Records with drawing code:
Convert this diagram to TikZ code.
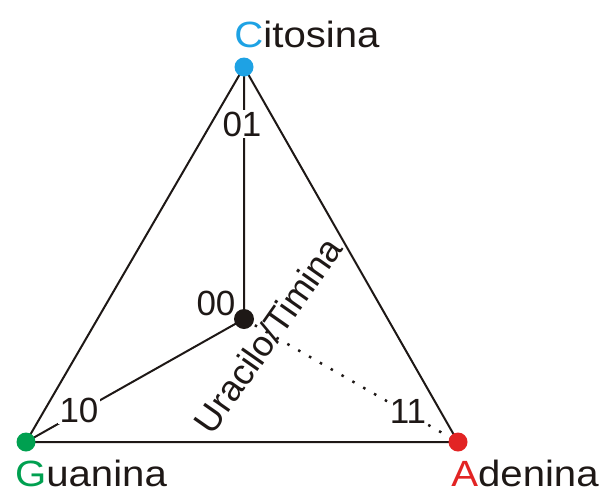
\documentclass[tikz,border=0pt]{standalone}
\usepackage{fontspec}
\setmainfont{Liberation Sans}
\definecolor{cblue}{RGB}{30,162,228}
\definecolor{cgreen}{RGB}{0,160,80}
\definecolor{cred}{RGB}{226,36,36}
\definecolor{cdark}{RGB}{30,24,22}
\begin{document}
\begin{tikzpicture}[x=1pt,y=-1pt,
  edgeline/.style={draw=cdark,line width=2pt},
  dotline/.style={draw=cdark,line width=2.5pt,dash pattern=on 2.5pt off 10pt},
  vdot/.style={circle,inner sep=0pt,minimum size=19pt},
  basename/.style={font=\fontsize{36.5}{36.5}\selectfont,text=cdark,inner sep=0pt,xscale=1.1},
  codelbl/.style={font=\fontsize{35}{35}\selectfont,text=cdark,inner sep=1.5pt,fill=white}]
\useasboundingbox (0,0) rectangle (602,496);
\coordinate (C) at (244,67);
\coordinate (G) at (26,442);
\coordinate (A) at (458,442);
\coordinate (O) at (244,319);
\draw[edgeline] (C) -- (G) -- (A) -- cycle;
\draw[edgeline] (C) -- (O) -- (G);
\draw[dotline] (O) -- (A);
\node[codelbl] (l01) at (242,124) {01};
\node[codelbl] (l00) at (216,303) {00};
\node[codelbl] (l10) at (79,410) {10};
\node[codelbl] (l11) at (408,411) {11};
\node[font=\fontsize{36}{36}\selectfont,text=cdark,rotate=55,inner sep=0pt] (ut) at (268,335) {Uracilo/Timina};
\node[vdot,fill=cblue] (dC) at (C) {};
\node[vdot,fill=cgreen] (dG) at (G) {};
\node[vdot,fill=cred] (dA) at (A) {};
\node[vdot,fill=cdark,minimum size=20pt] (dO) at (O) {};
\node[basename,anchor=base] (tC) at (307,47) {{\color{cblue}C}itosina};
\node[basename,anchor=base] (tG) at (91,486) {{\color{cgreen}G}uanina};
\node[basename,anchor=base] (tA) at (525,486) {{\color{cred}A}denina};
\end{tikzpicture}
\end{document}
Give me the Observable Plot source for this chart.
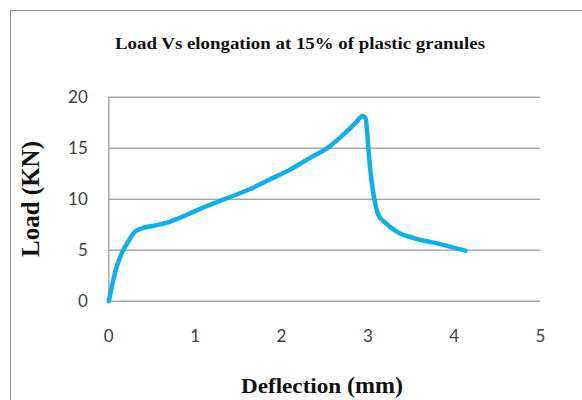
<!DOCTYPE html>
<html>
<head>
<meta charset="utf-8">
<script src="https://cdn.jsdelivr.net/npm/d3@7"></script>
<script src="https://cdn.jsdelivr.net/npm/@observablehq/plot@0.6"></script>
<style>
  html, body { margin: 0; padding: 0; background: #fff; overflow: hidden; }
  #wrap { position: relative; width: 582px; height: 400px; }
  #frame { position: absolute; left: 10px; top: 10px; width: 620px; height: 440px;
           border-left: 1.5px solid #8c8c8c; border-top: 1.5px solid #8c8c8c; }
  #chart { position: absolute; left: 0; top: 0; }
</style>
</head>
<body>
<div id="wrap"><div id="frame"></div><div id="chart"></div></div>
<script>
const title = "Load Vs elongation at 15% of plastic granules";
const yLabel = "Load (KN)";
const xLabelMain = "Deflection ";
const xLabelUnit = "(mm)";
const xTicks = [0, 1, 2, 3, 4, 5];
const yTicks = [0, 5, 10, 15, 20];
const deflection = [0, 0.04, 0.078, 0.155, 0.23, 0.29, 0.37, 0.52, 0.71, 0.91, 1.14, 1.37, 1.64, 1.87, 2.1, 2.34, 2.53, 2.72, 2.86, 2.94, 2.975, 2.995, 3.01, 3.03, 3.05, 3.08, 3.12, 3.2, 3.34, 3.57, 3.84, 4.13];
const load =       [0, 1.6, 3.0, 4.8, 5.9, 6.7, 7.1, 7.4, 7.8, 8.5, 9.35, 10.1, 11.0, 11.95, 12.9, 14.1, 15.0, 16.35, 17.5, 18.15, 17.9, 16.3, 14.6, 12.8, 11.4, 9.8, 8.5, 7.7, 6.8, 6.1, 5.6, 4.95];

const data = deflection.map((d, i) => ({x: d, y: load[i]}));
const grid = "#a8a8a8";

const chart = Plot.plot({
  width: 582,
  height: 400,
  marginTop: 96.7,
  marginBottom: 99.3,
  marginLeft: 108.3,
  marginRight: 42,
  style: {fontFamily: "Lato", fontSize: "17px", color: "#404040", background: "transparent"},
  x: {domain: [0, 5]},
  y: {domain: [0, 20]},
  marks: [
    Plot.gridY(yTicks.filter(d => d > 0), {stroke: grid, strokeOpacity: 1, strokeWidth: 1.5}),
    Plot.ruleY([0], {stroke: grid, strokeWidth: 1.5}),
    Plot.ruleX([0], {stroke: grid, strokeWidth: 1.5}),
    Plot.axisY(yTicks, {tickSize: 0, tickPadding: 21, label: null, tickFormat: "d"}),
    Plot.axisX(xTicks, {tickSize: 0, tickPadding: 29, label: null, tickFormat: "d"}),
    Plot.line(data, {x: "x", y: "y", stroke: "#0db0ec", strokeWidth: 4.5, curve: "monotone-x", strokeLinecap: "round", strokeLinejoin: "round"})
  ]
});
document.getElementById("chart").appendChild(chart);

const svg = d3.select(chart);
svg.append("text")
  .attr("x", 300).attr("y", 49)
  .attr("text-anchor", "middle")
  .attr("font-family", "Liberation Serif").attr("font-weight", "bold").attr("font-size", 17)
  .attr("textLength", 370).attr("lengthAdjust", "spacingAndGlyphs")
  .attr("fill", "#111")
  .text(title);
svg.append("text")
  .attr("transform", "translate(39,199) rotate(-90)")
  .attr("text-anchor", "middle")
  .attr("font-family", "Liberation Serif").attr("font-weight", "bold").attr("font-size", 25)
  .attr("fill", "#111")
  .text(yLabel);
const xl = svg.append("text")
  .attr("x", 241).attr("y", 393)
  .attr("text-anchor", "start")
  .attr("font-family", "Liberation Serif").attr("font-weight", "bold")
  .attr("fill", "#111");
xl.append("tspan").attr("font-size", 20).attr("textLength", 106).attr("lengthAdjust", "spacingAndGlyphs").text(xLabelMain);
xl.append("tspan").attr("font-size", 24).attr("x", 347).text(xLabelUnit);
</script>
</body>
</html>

DO THIS: Reproduce all of the material exactly, apart from the pictures.

COMPLETE OUTPUT:
Convert this diagram to TikZ code.
\documentclass[tikz,border=0pt]{standalone}
\usepackage{fontspec}
\setmainfont{Liberation Sans}
\definecolor{cblue}{RGB}{30,162,228}
\definecolor{cgreen}{RGB}{0,160,80}
\definecolor{cred}{RGB}{226,36,36}
\definecolor{cdark}{RGB}{30,24,22}
\begin{document}
\begin{tikzpicture}[x=1pt,y=-1pt,
  edgeline/.style={draw=cdark,line width=2pt},
  dotline/.style={draw=cdark,line width=2.5pt,dash pattern=on 2.5pt off 10pt},
  vdot/.style={circle,inner sep=0pt,minimum size=19pt},
  basename/.style={font=\fontsize{36.5}{36.5}\selectfont,text=cdark,inner sep=0pt,xscale=1.1},
  codelbl/.style={font=\fontsize{35}{35}\selectfont,text=cdark,inner sep=1.5pt,fill=white}]
\useasboundingbox (0,0) rectangle (602,496);
\coordinate (C) at (244,67);
\coordinate (G) at (26,442);
\coordinate (A) at (458,442);
\coordinate (O) at (244,319);
\draw[edgeline] (C) -- (G) -- (A) -- cycle;
\draw[edgeline] (C) -- (O) -- (G);
\draw[dotline] (O) -- (A);
\node[codelbl] (l01) at (242,124) {01};
\node[codelbl] (l00) at (216,303) {00};
\node[codelbl] (l10) at (79,410) {10};
\node[codelbl] (l11) at (408,411) {11};
\node[font=\fontsize{36}{36}\selectfont,text=cdark,rotate=55,inner sep=0pt] (ut) at (268,335) {Uracilo/Timina};
\node[vdot,fill=cblue] (dC) at (C) {};
\node[vdot,fill=cgreen] (dG) at (G) {};
\node[vdot,fill=cred] (dA) at (A) {};
\node[vdot,fill=cdark,minimum size=20pt] (dO) at (O) {};
\node[basename,anchor=base] (tC) at (307,47) {{\color{cblue}C}itosina};
\node[basename,anchor=base] (tG) at (91,486) {{\color{cgreen}G}uanina};
\node[basename,anchor=base] (tA) at (525,486) {{\color{cred}A}denina};
\end{tikzpicture}
\end{document}
Give me the Observable Plot source for this chart.
<!DOCTYPE html>
<html>
<head>
<meta charset="utf-8">
<script src="https://cdn.jsdelivr.net/npm/d3@7"></script>
<script src="https://cdn.jsdelivr.net/npm/@observablehq/plot@0.6"></script>
<style>
  html, body { margin: 0; padding: 0; background: #fff; overflow: hidden; }
  #wrap { position: relative; width: 582px; height: 400px; }
  #frame { position: absolute; left: 10px; top: 10px; width: 620px; height: 440px;
           border-left: 1.5px solid #8c8c8c; border-top: 1.5px solid #8c8c8c; }
  #chart { position: absolute; left: 0; top: 0; }
</style>
</head>
<body>
<div id="wrap"><div id="frame"></div><div id="chart"></div></div>
<script>
const title = "Load Vs elongation at 15% of plastic granules";
const yLabel = "Load (KN)";
const xLabelMain = "Deflection ";
const xLabelUnit = "(mm)";
const xTicks = [0, 1, 2, 3, 4, 5];
const yTicks = [0, 5, 10, 15, 20];
const deflection = [0, 0.04, 0.078, 0.155, 0.23, 0.29, 0.37, 0.52, 0.71, 0.91, 1.14, 1.37, 1.64, 1.87, 2.1, 2.34, 2.53, 2.72, 2.86, 2.94, 2.975, 2.995, 3.01, 3.03, 3.05, 3.08, 3.12, 3.2, 3.34, 3.57, 3.84, 4.13];
const load =       [0, 1.6, 3.0, 4.8, 5.9, 6.7, 7.1, 7.4, 7.8, 8.5, 9.35, 10.1, 11.0, 11.95, 12.9, 14.1, 15.0, 16.35, 17.5, 18.15, 17.9, 16.3, 14.6, 12.8, 11.4, 9.8, 8.5, 7.7, 6.8, 6.1, 5.6, 4.95];

const data = deflection.map((d, i) => ({x: d, y: load[i]}));
const grid = "#a8a8a8";

const chart = Plot.plot({
  width: 582,
  height: 400,
  marginTop: 96.7,
  marginBottom: 99.3,
  marginLeft: 108.3,
  marginRight: 42,
  style: {fontFamily: "Lato", fontSize: "17px", color: "#404040", background: "transparent"},
  x: {domain: [0, 5]},
  y: {domain: [0, 20]},
  marks: [
    Plot.gridY(yTicks.filter(d => d > 0), {stroke: grid, strokeOpacity: 1, strokeWidth: 1.5}),
    Plot.ruleY([0], {stroke: grid, strokeWidth: 1.5}),
    Plot.ruleX([0], {stroke: grid, strokeWidth: 1.5}),
    Plot.axisY(yTicks, {tickSize: 0, tickPadding: 21, label: null, tickFormat: "d"}),
    Plot.axisX(xTicks, {tickSize: 0, tickPadding: 29, label: null, tickFormat: "d"}),
    Plot.line(data, {x: "x", y: "y", stroke: "#0db0ec", strokeWidth: 4.5, curve: "monotone-x", strokeLinecap: "round", strokeLinejoin: "round"})
  ]
});
document.getElementById("chart").appendChild(chart);

const svg = d3.select(chart);
svg.append("text")
  .attr("x", 300).attr("y", 49)
  .attr("text-anchor", "middle")
  .attr("font-family", "Liberation Serif").attr("font-weight", "bold").attr("font-size", 17)
  .attr("textLength", 370).attr("lengthAdjust", "spacingAndGlyphs")
  .attr("fill", "#111")
  .text(title);
svg.append("text")
  .attr("transform", "translate(39,199) rotate(-90)")
  .attr("text-anchor", "middle")
  .attr("font-family", "Liberation Serif").attr("font-weight", "bold").attr("font-size", 25)
  .attr("fill", "#111")
  .text(yLabel);
const xl = svg.append("text")
  .attr("x", 241).attr("y", 393)
  .attr("text-anchor", "start")
  .attr("font-family", "Liberation Serif").attr("font-weight", "bold")
  .attr("fill", "#111");
xl.append("tspan").attr("font-size", 20).attr("textLength", 106).attr("lengthAdjust", "spacingAndGlyphs").text(xLabelMain);
xl.append("tspan").attr("font-size", 24).attr("x", 347).text(xLabelUnit);
</script>
</body>
</html>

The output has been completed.